━━━━━ Given material

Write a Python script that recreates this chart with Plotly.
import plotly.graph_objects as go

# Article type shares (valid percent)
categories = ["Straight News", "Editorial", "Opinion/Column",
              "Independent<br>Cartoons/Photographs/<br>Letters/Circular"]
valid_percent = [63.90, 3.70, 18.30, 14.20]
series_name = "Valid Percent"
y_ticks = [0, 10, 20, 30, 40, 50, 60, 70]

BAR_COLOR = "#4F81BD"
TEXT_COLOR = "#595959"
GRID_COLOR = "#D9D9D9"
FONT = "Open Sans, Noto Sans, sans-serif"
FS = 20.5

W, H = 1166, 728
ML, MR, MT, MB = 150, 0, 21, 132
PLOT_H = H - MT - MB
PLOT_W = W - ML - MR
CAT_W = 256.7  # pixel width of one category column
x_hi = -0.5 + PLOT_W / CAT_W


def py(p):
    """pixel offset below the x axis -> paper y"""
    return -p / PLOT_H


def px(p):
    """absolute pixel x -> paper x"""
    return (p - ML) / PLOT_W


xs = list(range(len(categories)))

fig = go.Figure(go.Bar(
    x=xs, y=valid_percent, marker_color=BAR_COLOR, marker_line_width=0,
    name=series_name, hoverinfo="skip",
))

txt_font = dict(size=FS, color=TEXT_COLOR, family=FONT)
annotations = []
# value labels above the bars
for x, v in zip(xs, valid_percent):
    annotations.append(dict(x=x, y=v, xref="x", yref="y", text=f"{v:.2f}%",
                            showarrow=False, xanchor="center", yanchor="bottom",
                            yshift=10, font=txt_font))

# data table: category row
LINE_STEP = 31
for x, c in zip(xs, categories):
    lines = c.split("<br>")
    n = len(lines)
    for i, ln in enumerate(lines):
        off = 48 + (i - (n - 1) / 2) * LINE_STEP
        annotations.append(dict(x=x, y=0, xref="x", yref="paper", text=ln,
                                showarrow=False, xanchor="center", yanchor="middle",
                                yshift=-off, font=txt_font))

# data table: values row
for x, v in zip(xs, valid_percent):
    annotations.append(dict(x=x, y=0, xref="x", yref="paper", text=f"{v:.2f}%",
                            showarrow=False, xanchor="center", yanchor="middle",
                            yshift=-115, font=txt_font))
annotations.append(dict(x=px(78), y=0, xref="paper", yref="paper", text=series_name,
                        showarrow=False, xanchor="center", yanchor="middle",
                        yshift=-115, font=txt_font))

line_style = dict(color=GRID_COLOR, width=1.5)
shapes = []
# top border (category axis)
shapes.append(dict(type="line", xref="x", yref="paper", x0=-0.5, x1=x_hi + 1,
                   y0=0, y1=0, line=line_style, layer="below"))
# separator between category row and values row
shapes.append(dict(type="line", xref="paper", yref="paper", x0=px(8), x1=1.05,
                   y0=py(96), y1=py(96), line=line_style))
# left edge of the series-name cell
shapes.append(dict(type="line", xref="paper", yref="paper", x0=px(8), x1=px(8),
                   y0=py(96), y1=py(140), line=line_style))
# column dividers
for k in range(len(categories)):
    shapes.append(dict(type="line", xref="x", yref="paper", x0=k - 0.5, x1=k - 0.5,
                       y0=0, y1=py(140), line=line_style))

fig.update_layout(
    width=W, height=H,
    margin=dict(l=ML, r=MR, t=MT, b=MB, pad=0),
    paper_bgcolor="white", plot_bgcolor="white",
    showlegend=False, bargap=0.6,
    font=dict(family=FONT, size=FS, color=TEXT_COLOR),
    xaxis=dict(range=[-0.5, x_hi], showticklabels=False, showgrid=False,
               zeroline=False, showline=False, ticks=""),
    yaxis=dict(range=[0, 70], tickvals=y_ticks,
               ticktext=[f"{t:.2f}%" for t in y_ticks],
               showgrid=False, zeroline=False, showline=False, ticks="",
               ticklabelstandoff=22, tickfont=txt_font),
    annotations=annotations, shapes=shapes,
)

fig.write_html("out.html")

━━━━━━━━━━

Task: Repeat the whole listing exactly, keeping every line intact.

Output of the task:
Write a Python script that recreates this chart with Plotly.
import plotly.graph_objects as go

# Article type shares (valid percent)
categories = ["Straight News", "Editorial", "Opinion/Column",
              "Independent<br>Cartoons/Photographs/<br>Letters/Circular"]
valid_percent = [63.90, 3.70, 18.30, 14.20]
series_name = "Valid Percent"
y_ticks = [0, 10, 20, 30, 40, 50, 60, 70]

BAR_COLOR = "#4F81BD"
TEXT_COLOR = "#595959"
GRID_COLOR = "#D9D9D9"
FONT = "Open Sans, Noto Sans, sans-serif"
FS = 20.5

W, H = 1166, 728
ML, MR, MT, MB = 150, 0, 21, 132
PLOT_H = H - MT - MB
PLOT_W = W - ML - MR
CAT_W = 256.7  # pixel width of one category column
x_hi = -0.5 + PLOT_W / CAT_W


def py(p):
    """pixel offset below the x axis -> paper y"""
    return -p / PLOT_H


def px(p):
    """absolute pixel x -> paper x"""
    return (p - ML) / PLOT_W


xs = list(range(len(categories)))

fig = go.Figure(go.Bar(
    x=xs, y=valid_percent, marker_color=BAR_COLOR, marker_line_width=0,
    name=series_name, hoverinfo="skip",
))

txt_font = dict(size=FS, color=TEXT_COLOR, family=FONT)
annotations = []
# value labels above the bars
for x, v in zip(xs, valid_percent):
    annotations.append(dict(x=x, y=v, xref="x", yref="y", text=f"{v:.2f}%",
                            showarrow=False, xanchor="center", yanchor="bottom",
                            yshift=10, font=txt_font))

# data table: category row
LINE_STEP = 31
for x, c in zip(xs, categories):
    lines = c.split("<br>")
    n = len(lines)
    for i, ln in enumerate(lines):
        off = 48 + (i - (n - 1) / 2) * LINE_STEP
        annotations.append(dict(x=x, y=0, xref="x", yref="paper", text=ln,
                                showarrow=False, xanchor="center", yanchor="middle",
                                yshift=-off, font=txt_font))

# data table: values row
for x, v in zip(xs, valid_percent):
    annotations.append(dict(x=x, y=0, xref="x", yref="paper", text=f"{v:.2f}%",
                            showarrow=False, xanchor="center", yanchor="middle",
                            yshift=-115, font=txt_font))
annotations.append(dict(x=px(78), y=0, xref="paper", yref="paper", text=series_name,
                        showarrow=False, xanchor="center", yanchor="middle",
                        yshift=-115, font=txt_font))

line_style = dict(color=GRID_COLOR, width=1.5)
shapes = []
# top border (category axis)
shapes.append(dict(type="line", xref="x", yref="paper", x0=-0.5, x1=x_hi + 1,
                   y0=0, y1=0, line=line_style, layer="below"))
# separator between category row and values row
shapes.append(dict(type="line", xref="paper", yref="paper", x0=px(8), x1=1.05,
                   y0=py(96), y1=py(96), line=line_style))
# left edge of the series-name cell
shapes.append(dict(type="line", xref="paper", yref="paper", x0=px(8), x1=px(8),
                   y0=py(96), y1=py(140), line=line_style))
# column dividers
for k in range(len(categories)):
    shapes.append(dict(type="line", xref="x", yref="paper", x0=k - 0.5, x1=k - 0.5,
                       y0=0, y1=py(140), line=line_style))

fig.update_layout(
    width=W, height=H,
    margin=dict(l=ML, r=MR, t=MT, b=MB, pad=0),
    paper_bgcolor="white", plot_bgcolor="white",
    showlegend=False, bargap=0.6,
    font=dict(family=FONT, size=FS, color=TEXT_COLOR),
    xaxis=dict(range=[-0.5, x_hi], showticklabels=False, showgrid=False,
               zeroline=False, showline=False, ticks=""),
    yaxis=dict(range=[0, 70], tickvals=y_ticks,
               ticktext=[f"{t:.2f}%" for t in y_ticks],
               showgrid=False, zeroline=False, showline=False, ticks="",
               ticklabelstandoff=22, tickfont=txt_font),
    annotations=annotations, shapes=shapes,
)

fig.write_html("out.html")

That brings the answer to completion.